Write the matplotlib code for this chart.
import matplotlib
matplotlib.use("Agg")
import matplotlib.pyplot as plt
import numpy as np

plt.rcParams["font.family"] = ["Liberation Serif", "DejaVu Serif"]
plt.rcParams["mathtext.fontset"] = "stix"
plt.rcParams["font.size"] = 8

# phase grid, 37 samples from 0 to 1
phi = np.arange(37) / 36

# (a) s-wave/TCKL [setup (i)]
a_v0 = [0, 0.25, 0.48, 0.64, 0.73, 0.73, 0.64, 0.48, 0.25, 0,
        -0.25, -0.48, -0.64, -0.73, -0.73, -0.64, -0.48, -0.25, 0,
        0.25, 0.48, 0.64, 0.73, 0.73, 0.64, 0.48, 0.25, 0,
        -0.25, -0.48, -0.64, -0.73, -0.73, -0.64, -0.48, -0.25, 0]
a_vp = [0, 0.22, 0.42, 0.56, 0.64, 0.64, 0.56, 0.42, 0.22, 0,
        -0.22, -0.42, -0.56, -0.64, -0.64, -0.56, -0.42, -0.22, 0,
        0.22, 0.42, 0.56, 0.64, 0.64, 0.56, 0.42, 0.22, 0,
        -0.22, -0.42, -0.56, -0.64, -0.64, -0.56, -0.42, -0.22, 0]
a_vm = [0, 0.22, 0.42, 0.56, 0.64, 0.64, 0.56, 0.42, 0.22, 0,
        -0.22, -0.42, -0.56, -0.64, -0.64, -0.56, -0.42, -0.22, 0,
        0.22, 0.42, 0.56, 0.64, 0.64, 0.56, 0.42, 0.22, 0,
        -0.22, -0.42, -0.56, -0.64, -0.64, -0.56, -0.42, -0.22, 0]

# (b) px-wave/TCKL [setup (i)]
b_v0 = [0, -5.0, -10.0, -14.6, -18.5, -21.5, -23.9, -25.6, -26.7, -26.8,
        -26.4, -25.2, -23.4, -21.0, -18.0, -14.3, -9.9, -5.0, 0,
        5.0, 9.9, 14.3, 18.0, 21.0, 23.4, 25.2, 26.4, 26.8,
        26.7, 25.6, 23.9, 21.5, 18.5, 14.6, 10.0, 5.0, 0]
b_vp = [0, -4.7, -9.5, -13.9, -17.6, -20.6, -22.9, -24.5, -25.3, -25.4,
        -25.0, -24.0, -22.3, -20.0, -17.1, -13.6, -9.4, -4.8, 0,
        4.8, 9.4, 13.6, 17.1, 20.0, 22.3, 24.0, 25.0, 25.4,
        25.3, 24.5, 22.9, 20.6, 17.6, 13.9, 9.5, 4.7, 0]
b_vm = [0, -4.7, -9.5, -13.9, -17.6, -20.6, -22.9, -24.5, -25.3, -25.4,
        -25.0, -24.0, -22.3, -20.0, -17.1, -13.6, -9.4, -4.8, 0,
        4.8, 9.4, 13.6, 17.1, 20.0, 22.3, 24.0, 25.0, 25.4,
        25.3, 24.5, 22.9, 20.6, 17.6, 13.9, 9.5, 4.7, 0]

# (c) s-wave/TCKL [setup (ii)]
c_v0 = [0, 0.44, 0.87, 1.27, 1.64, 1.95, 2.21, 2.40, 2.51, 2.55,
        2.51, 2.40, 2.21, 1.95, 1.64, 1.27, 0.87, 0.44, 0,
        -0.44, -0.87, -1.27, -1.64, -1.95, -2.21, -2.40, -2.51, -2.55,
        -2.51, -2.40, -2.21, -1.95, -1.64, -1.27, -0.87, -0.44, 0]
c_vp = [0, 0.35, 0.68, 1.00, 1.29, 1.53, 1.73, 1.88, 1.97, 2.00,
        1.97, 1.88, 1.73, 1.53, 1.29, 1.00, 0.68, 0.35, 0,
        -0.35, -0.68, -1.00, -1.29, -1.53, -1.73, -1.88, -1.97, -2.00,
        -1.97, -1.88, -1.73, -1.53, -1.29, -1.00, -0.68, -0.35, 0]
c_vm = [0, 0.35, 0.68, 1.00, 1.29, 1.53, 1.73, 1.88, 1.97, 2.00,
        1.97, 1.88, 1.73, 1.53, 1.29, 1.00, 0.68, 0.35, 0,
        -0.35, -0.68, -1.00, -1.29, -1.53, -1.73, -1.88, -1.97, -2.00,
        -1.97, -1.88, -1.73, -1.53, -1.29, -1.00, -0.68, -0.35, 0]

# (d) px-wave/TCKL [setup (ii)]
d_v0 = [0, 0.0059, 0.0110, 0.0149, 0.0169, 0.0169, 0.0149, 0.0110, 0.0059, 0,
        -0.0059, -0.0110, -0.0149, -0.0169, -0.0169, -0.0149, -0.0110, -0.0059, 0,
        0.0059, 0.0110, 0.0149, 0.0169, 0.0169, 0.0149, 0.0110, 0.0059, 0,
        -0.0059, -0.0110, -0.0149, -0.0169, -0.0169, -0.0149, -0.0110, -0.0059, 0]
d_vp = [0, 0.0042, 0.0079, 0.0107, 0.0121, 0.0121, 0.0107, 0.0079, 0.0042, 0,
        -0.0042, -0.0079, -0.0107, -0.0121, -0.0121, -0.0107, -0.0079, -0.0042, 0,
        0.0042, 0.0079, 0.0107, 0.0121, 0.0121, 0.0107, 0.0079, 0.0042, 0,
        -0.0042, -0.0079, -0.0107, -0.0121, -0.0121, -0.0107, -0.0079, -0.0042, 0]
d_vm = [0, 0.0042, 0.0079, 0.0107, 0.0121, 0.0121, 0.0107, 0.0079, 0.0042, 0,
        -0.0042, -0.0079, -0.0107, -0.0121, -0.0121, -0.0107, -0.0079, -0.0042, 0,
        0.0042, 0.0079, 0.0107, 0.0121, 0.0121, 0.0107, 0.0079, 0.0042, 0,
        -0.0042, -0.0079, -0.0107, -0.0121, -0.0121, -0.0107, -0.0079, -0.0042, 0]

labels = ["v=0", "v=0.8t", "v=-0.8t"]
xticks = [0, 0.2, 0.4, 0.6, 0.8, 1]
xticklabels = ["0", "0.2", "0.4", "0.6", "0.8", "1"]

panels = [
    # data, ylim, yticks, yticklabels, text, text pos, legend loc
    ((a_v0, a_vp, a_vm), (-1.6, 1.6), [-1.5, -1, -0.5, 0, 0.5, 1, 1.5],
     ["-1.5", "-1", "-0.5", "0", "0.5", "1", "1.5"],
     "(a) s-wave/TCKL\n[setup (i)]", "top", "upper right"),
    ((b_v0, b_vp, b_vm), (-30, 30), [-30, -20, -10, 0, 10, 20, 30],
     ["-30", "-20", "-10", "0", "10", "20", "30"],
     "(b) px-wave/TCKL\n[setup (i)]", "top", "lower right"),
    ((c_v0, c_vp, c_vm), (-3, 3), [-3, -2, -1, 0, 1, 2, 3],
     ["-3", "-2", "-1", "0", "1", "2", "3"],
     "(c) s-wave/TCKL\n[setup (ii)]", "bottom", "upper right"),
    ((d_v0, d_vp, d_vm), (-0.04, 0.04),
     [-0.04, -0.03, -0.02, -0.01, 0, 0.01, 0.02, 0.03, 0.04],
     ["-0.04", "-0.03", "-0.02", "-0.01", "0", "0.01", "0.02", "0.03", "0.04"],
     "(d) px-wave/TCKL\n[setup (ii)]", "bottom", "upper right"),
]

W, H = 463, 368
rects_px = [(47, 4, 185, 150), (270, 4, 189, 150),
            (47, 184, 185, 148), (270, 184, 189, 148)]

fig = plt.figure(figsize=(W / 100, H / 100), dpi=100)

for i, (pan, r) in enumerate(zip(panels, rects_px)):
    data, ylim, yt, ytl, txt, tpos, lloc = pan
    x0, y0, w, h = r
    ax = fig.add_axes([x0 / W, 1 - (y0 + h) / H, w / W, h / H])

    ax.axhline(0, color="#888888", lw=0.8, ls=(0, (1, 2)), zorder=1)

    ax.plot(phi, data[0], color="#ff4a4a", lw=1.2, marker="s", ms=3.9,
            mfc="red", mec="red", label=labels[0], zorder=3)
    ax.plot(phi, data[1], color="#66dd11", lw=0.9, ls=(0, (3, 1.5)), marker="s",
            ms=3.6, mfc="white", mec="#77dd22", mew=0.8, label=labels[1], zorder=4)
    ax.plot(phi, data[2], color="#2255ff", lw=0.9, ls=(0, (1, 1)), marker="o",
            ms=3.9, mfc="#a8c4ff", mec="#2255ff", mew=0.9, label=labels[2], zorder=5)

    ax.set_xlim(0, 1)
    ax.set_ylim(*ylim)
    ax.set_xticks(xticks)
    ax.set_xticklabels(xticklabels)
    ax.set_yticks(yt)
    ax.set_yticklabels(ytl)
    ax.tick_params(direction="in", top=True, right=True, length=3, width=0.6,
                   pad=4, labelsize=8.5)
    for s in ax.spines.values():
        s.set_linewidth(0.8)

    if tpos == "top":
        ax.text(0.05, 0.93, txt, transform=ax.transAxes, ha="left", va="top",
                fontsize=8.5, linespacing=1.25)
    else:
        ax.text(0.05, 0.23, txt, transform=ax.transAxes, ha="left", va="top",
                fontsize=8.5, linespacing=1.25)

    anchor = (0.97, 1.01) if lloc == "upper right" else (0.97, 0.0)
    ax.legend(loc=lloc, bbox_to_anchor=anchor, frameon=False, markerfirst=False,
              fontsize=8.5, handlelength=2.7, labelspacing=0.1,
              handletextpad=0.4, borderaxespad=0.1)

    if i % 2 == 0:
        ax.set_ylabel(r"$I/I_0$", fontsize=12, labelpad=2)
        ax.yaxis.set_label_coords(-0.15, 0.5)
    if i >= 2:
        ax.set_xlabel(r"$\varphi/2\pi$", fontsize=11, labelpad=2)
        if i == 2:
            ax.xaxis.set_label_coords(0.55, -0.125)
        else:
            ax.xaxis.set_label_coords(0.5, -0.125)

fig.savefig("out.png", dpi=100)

**Goal of the exercise**
Exactly as they stand, set down the lines from the top of the data through the line with "phi = np.arange(37) / 36".

**Answer to this exercise**
Write the matplotlib code for this chart.
import matplotlib
matplotlib.use("Agg")
import matplotlib.pyplot as plt
import numpy as np

plt.rcParams["font.family"] = ["Liberation Serif", "DejaVu Serif"]
plt.rcParams["mathtext.fontset"] = "stix"
plt.rcParams["font.size"] = 8

# phase grid, 37 samples from 0 to 1
phi = np.arange(37) / 36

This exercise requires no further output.